DIYARBAKIR, Turkey-Kurdistan, 23 March 2006 - In a fresh milestone for minority rights in Turkey, private television channels will begin Kurdish language broadcasts today, but Kurdish activists say their community needs many more reforms. Turkey is under pressure from the European Union, which it hopes to join, to improve the cultural rights of its ethnic minorities, especially the 12 million-strong Kurds who until the 1990s were banned from using their language at all in public.

“After many bureaucratic setbacks, we have finally won the right to broadcast in Kurdish,” said Cemal Dogan, director of Gun TV, one of three broadcasters now allowed to show Kurdish language programs. The others are Soz TV and a radio station. “It is a small step, we still face many restrictions. But it is very important for Turkey and we are happy,” he said.

Broadcasts will be limited to 45 minutes a day, or four hours a week, and must carry Turkish subtitles. They cannot air educational programs teaching the Kurdish language or broadcast programs aimed at children, such as cartoons. Gun will target 1.5 million viewers in Diyarbakir, the biggest city of Turkey’s mainly Kurdish southeast region, and its environs with programs about history, culture and health.

Turkish state television and radio already provide limited broadcasting in Kurdish and several other minority languages including Arabic, but Dogan said nobody watches them as they consist almost entirely of news items from the previous week. Ankara has dragged its feet over allowing Kurdish language broadcasts due to fears this could fan political separatism. Turkish security forces have battled Kurdish rebel fighters since 1984 in a conflict which has cost at least 30,000 lives. “With time, people will see there is nothing to be afraid of, that allowing these broadcasts can help to resolve the Kurdish problem,” said Dogan.

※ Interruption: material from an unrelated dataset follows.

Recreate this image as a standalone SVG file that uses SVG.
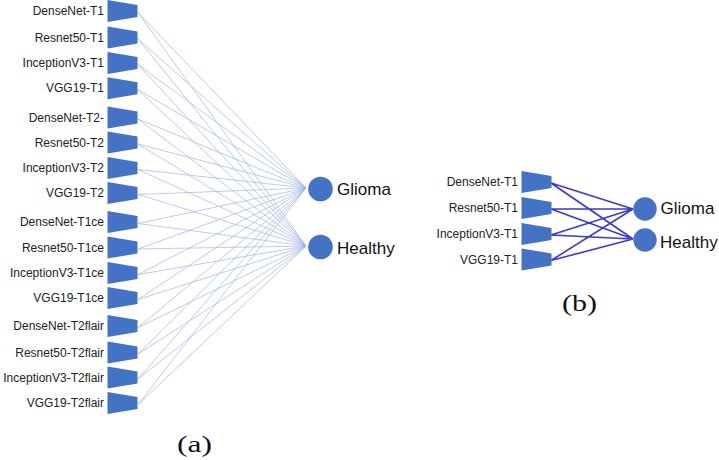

Others are less optimistic. They say Ankara’s slow, grudging broadcasting reforms are symbolic of its wider approach to the Kurds and say Turkey only acts because of heavy EU pressure. “If I were (Turkish Prime Minister Tayyip) Erdogan, I would allow free, unlimited broadcasting in Kurdish, except for politically sensitive material,” said lawyer Sezgin Tanrikulu, head of the Diyarbakir bar association.

But rising Turkish nationalism, along with looming elections due by 2007, make it harder for Erdogan to act, he said. Tanrikulu said this situation benefits only the Kurdish rebels, who exploit people’s sense of frustration. Violence in the southeast fell after the 1999 capture of rebel leader Abdullah Ocalan, but has flared up again in the past two years.

Many Kurds welcomed Erdogan’s visit to Diyarbakir last August when he acknowledged for the first time the existence of a “Kurdish problem,” Tanrikulu said, but his subsequent failure to back up promises with action has disappointed local people. Diyarbakir Mayor Osman Baydemir agrees. “Tensions are rising. The government does not have a sound, well-based plan for resolving the Kurdish problem,” he told Reuters.

Baydemir’s Democratic Society Party (DTP) wants a general amnesty for the rebels, more cultural rights and autonomy for the Kurds and a lowering of the 10 percent threshold required to win seats in the Turkish Parliament. This rule effectively bars the DTP, which has strong support in the southeast but which nationally has yet to win more than 10 percent of the vote.

“If we achieve these things, I do not think the Kurds will want independence from Turkey,” Baydemir said.